TMX5 (TXNDC15) is another poorly characterized member of the TMX family. It is a predicted single-span type I protein of 360 amino acids (Figure 1). It has been identified in a large scale protein screening in 2003 [48]. Structurally, TMX5 has a large N-terminal luminal domain and a very short C-terminal cytoplasmic tail of 18 amino acids, which lacks canonical ER retention signals. This characteristic suggests that unlike other TMXs, TMX5 could potentially leave the ER and traffic through the secretory pathway. Unfortunately, no information is currently available on tissue expression and transcriptional regulation of TMX5. TMX5 possesses four putative N-glycosylation sites and one type-a TRX-like domain within its N-terminal luminal portion. The core of its TRX-like domain is represented by a non-canonical CRFS active site. The absence of the C-terminal cysteine residue within its active site defines TMX5 as a natural trapping mutant protein [49]. Indeed, the N-terminal cysteine of the TMX5 active site can nucleophilically attack free thiol group in protein substrates, but the interaction can be resolved only by the intervention of an external cysteine provided by another PDI or by the protein substrate itself. As such, the mixed disulfide between TMX5 and client proteins results stabilized and it could be long-living.

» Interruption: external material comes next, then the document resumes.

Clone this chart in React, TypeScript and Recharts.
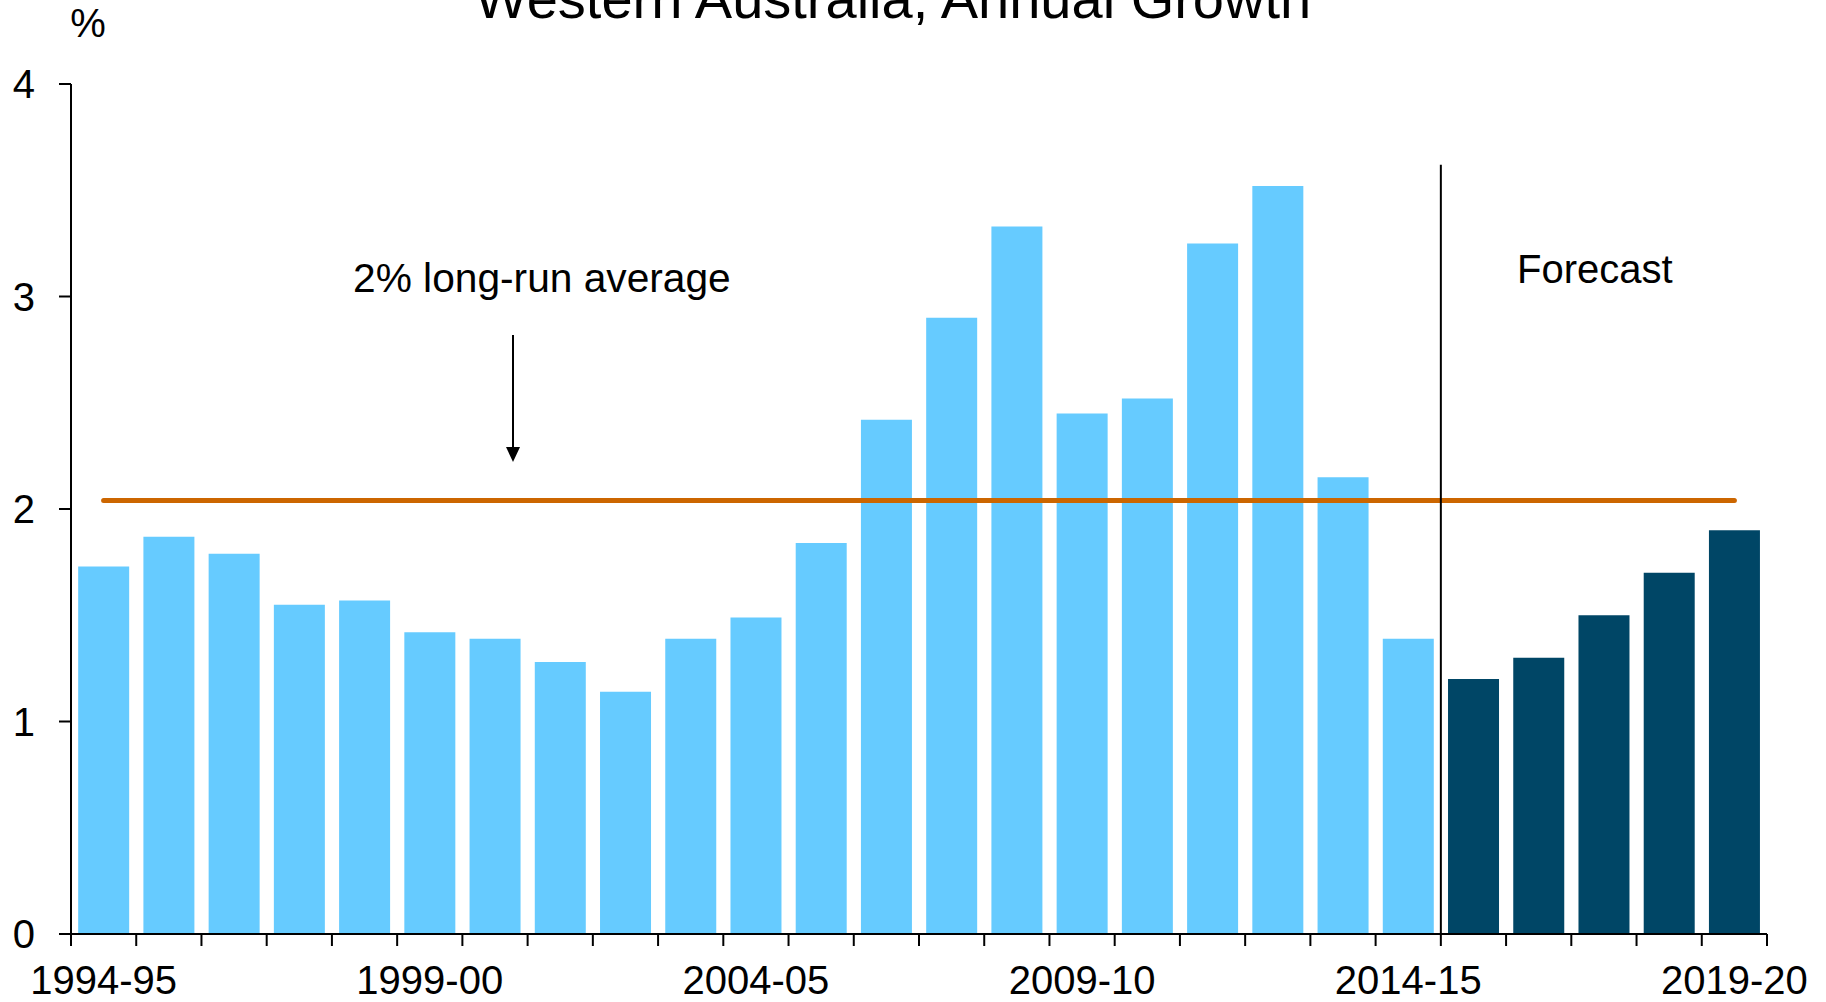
import { Bar, BarChart, Cell, ReferenceLine, XAxis, YAxis } from "recharts";

const years = [
  "1994-95", "1995-96", "1996-97", "1997-98", "1998-99", "1999-00", "2000-01",
  "2001-02", "2002-03", "2003-04", "2004-05", "2005-06", "2006-07", "2007-08",
  "2008-09", "2009-10", "2010-11", "2011-12", "2012-13", "2013-14", "2014-15",
  "2015-16", "2016-17", "2017-18", "2018-19", "2019-20",
];

// actual outcomes up to 2014-15, forecasts after that
const actualGrowth = [
  1.73, 1.87, 1.79, 1.55, 1.57, 1.42, 1.39, 1.28, 1.14, 1.39, 1.49,
  1.84, 2.42, 2.9, 3.33, 2.45, 2.52, 3.25, 3.52, 2.15, 1.39,
];
const forecastGrowth = [1.2, 1.3, 1.5, 1.7, 1.9];

const longRunAverage = 2.04;
const forecastDividerTop = 3.62;
const yTicks = [0, 1, 2, 3, 4];
const labelledYears = ["1994-95", "1999-00", "2004-05", "2009-10", "2014-15", "2019-20"];

const WIDTH = 1826;
const HEIGHT = 1002;
const margin = { top: 84, right: 59, bottom: 0, left: 0 };
const yAxisWidth = 71;
const xAxisHeight = 68;
const font = "'Liberation Sans', Arial, Helvetica, sans-serif";

const data = years.map((year, i) => ({
  year,
  growth: i < actualGrowth.length ? actualGrowth[i] : forecastGrowth[i - actualGrowth.length],
  isForecast: i >= actualGrowth.length,
}));

const bandHalf = (WIDTH - margin.left - margin.right - yAxisWidth) / years.length / 2;

function YearTick(props: any) {
  const { x, y, payload, index } = props;
  const isLast = index === years.length - 1;
  return (
    <g>
      <line x1={x - bandHalf} x2={x - bandHalf} y1={y} y2={y + 12} stroke="#000" strokeWidth={2} />
      {isLast ? (
        <line x1={x + bandHalf} x2={x + bandHalf} y1={y} y2={y + 12} stroke="#000" strokeWidth={2} />
      ) : null}
      {labelledYears.includes(payload.value) ? (
        <text
          x={x}
          y={y + 32}
          dy="0.71em"
          textAnchor="middle"
          fontSize={40}
          fill="#000"
          fontFamily={font}
        >
          {payload.value}
        </text>
      ) : null}
    </g>
  );
}

export default function App() {
  return (
    <div style={{ position: "absolute", left: 0, top: 0, width: WIDTH, height: HEIGHT, background: "#fff" }}>
      <BarChart width={WIDTH} height={HEIGHT} data={data} margin={margin} barCategoryGap="11%">
        <XAxis
          dataKey="year"
          height={xAxisHeight}
          interval={0}
          tickSize={0}
          tickMargin={0}
          tickLine={false}
          axisLine={{ stroke: "#000", strokeWidth: 2 }}
          tick={<YearTick />}
        />
        <YAxis
          width={yAxisWidth}
          domain={[0, 4]}
          ticks={yTicks}
          tickSize={12}
          tickMargin={24}
          axisLine={{ stroke: "#000", strokeWidth: 2 }}
          tickLine={{ stroke: "#000", strokeWidth: 2 }}
          tick={{ fill: "#000", fontSize: 40, fontFamily: font }}
        />
        <Bar dataKey="growth" isAnimationActive={false}>
          {data.map((d) => (
            <Cell key={d.year} fill={d.isForecast ? "#004666" : "#66CBFF"} />
          ))}
        </Bar>
        <ReferenceLine
          segment={[
            { x: years[0], y: longRunAverage },
            { x: years[years.length - 1], y: longRunAverage },
          ]}
          stroke="#CC6600"
          strokeWidth={5}
          strokeLinecap="round"
        />
        <ReferenceLine
          segment={[
            { x: years[actualGrowth.length - 1], y: 0 },
            { x: years[actualGrowth.length - 1], y: forecastDividerTop },
          ]}
          position="end"
          stroke="#000"
          strokeWidth={2}
        />
      </BarChart>
      <svg
        width={WIDTH}
        height={HEIGHT}
        style={{ position: "absolute", left: 0, top: 0, pointerEvents: "none" }}
        fontFamily={font}
      >
        <text x={893} y={18} textAnchor="middle" fontSize={56} fill="#000">
          Western Australia, Annual Growth
        </text>
        <text x={88} y={37} textAnchor="middle" fontSize={40} fill="#000">
          %
        </text>
        <text x={353} y={292} fontSize={40.7} fill="#000">
          2% long-run average
        </text>
        <line x1={513} x2={513} y1={335} y2={449} stroke="#000" strokeWidth={2} />
        <polygon points="506,447 520,447 513,462" fill="#000" />
        <text x={1517} y={283} fontSize={40} fill="#000">
          Forecast
        </text>
      </svg>
    </div>
  );
}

To date, no evidence has been reported on the physiologic roles of TMX5. Mutations in TMX5 gene have recently been associated with the development of the Meckel-Gruber syndrome (MKS), a rare perinatally lethal autosomal recessive disease caused by defective ciliogenesis [50]. Deletions and missense mutations result in the generation of truncated forms of TMX5 that do not localize within primary cilium or periciliary regions as the wild type [51][52][53]. Thus, the mis-localization or the premature degradation of TMX5 might correlate with the onset of such ciliopathies. Indeed, it has been found that patients' derived mutated fibroblasts as well as cells subjected to siRNA knockdown have a reduced number of ciliated cells, abnormal ciliary morphology and an aberrant localization to the transition zone of TMEM67 [51][52], a crucial regulator of cilia function [54].

7. Conclusion

We recapitulate the current knowledge about the features and roles of the members of the TMX family. These are five membrane-tethered PDIs, which are characterized by an ER signal sequence and a type-a TRX-like domain. Despite their similarities, the TMXs also show some structural differences, which could hint at a certain degree of functional diversification and specialization among the different members of the TMX family. Future dissection of their individual roles are needed to enlarge our knowledge about PDIs functions, and to allow the comparison between the members of the same TMX family and between membrane-tethered and soluble PDIs.